- SET TASK
Begin with the line containing "Write the React, TypeScript" and end with the line containing "import * as". Give those lines again exactly, leaving out the images.

-- start --

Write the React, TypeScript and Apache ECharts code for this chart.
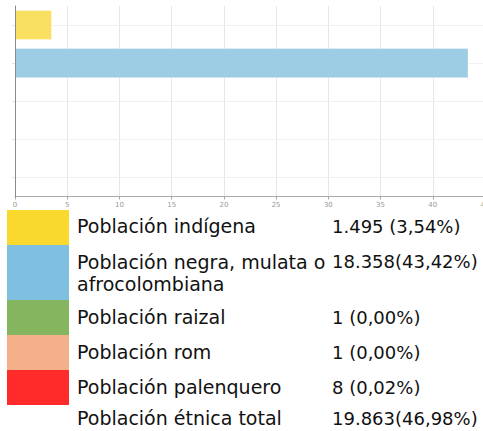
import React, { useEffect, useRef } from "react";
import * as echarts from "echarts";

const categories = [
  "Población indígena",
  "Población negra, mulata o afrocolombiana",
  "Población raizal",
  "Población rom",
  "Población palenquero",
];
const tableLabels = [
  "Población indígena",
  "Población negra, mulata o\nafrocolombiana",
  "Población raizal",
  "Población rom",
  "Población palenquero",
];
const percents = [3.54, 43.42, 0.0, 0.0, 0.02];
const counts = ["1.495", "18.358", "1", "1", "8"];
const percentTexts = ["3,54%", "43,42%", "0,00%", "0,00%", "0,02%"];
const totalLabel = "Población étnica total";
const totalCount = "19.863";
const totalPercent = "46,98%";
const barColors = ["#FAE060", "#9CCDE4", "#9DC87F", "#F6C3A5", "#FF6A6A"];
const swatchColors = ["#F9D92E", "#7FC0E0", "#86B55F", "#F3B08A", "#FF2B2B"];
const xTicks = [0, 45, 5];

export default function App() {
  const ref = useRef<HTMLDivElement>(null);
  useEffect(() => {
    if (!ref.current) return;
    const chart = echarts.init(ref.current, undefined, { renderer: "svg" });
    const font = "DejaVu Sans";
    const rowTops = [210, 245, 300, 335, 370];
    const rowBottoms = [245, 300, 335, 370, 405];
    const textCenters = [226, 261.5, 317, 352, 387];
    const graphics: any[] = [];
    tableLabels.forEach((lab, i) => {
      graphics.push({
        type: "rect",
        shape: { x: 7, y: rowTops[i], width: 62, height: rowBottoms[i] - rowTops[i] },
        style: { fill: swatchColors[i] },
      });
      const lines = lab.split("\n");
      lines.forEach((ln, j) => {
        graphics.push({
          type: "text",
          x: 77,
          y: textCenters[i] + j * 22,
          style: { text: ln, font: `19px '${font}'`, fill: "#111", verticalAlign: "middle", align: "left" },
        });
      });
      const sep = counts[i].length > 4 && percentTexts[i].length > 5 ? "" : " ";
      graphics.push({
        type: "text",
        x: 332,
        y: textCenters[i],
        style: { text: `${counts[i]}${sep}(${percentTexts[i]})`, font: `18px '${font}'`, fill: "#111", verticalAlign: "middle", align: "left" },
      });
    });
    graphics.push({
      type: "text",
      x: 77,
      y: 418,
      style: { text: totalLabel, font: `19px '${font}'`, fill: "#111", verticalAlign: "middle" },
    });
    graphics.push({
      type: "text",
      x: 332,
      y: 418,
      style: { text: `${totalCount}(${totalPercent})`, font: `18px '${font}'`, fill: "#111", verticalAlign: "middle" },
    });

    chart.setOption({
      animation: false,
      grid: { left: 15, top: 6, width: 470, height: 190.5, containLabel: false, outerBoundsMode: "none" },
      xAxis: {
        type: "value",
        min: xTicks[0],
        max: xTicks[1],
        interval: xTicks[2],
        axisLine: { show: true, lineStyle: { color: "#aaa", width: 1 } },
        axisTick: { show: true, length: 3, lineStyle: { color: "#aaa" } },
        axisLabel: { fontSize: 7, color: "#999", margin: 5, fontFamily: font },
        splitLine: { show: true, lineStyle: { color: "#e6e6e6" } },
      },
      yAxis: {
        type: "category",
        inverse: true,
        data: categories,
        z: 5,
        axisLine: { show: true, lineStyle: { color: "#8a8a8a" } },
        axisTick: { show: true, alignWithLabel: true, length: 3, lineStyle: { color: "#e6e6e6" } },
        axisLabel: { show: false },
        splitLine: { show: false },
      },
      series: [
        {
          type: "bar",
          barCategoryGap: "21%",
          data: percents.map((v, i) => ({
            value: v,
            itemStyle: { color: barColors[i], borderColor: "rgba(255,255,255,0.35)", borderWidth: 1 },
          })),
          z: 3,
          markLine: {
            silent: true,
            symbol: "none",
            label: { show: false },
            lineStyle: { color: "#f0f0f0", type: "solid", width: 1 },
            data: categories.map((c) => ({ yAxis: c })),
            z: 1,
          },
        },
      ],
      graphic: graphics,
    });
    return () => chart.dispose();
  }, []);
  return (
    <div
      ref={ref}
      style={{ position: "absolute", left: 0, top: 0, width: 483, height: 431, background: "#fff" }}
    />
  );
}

-- end --
-- start --

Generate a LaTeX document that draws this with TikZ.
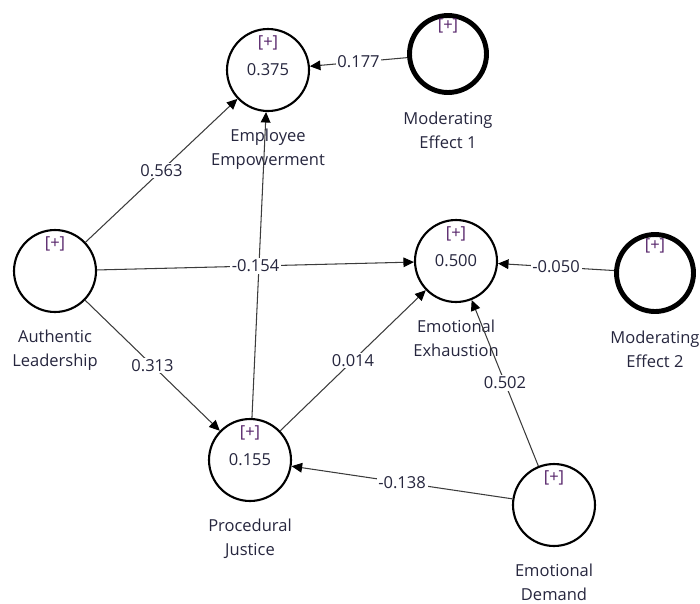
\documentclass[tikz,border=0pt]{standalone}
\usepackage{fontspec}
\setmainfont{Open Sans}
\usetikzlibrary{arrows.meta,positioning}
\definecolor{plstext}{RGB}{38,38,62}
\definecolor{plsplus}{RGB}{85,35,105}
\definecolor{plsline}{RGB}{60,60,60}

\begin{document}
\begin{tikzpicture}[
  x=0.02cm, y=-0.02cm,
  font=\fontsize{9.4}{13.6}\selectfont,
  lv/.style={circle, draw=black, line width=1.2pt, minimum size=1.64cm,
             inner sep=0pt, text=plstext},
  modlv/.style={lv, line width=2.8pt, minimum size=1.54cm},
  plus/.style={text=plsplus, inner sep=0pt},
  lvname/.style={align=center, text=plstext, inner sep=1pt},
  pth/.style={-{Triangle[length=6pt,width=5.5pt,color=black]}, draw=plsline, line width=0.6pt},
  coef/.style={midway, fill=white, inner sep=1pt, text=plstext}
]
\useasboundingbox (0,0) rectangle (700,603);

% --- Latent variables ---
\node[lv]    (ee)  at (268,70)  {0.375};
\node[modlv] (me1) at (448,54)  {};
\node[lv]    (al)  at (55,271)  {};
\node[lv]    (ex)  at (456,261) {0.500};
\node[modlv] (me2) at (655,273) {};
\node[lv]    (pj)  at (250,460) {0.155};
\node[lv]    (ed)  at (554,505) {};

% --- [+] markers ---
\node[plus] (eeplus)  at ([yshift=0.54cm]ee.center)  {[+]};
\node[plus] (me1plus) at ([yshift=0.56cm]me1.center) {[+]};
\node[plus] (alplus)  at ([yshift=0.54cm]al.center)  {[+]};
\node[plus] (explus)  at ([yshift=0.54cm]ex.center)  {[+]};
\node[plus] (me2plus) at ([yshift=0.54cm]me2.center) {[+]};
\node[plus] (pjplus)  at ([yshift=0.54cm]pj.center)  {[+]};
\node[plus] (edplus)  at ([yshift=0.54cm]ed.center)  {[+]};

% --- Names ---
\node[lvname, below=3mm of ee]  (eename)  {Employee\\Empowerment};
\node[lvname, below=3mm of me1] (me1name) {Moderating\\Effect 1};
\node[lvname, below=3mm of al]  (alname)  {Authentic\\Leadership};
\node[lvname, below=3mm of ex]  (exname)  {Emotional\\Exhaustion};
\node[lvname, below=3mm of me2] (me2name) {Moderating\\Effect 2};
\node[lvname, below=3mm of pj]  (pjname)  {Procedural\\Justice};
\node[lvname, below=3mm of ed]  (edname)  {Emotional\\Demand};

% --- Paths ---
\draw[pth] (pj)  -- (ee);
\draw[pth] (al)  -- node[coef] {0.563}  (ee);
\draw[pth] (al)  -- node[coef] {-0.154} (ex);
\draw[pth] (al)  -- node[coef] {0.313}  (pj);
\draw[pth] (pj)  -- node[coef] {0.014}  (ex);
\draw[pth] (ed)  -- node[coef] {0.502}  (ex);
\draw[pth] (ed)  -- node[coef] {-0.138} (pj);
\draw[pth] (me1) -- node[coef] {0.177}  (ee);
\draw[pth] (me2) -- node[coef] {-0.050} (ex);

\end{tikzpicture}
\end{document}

-- end --
-- start --

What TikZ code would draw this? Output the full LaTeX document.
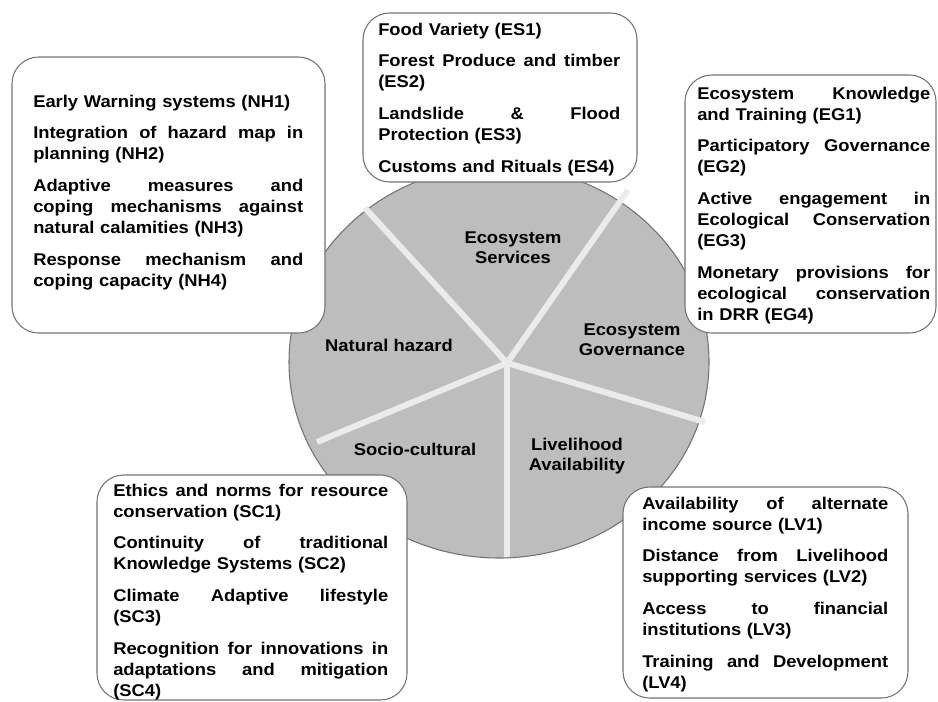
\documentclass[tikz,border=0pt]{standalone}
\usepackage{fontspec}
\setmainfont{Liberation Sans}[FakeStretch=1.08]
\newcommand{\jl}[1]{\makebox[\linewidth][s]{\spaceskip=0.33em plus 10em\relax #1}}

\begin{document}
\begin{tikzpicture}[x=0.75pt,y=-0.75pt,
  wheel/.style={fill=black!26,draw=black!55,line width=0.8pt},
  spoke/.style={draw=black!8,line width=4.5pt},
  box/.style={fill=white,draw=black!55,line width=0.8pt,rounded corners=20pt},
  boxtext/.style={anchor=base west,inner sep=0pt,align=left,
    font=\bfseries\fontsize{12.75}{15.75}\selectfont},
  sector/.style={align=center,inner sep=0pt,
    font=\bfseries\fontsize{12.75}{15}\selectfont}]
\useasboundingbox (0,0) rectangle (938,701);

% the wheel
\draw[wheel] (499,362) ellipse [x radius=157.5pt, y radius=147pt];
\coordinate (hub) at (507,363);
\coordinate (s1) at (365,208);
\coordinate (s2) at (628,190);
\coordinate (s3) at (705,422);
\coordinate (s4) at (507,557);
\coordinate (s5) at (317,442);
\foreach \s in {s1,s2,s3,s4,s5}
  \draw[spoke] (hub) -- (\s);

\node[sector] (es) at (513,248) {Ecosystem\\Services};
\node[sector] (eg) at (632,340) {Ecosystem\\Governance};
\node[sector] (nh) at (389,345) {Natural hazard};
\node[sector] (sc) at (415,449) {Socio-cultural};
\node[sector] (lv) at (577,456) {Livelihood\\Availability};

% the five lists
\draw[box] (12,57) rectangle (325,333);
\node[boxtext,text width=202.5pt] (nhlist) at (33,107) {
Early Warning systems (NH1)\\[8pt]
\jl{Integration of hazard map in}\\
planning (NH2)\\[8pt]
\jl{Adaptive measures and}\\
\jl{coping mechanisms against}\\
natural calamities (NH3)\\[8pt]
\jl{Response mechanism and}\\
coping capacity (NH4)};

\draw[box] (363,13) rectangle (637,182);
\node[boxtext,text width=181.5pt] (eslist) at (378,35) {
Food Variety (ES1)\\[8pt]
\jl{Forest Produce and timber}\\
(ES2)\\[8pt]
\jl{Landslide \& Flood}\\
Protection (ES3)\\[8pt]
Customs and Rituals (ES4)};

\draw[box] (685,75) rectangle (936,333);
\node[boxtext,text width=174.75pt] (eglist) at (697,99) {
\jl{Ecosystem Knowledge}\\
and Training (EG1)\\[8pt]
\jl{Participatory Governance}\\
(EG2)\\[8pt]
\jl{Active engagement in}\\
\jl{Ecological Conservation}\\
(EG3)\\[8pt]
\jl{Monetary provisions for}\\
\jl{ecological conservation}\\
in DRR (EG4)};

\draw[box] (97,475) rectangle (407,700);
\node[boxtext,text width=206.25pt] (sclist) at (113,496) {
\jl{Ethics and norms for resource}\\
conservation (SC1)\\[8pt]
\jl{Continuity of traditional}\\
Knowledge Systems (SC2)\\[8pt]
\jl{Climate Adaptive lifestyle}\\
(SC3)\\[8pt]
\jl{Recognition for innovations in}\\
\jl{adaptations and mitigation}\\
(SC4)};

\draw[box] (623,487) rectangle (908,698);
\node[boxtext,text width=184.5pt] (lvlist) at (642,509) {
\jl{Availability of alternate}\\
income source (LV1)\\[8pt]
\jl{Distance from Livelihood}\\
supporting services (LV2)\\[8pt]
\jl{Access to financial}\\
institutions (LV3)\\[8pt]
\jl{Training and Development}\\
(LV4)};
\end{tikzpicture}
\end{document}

-- end --

- RESULT FOR THIS EXERCISE
Write the React, TypeScript and Apache ECharts code for this chart.
import React, { useEffect, useRef } from "react";
import * as echarts from "echarts";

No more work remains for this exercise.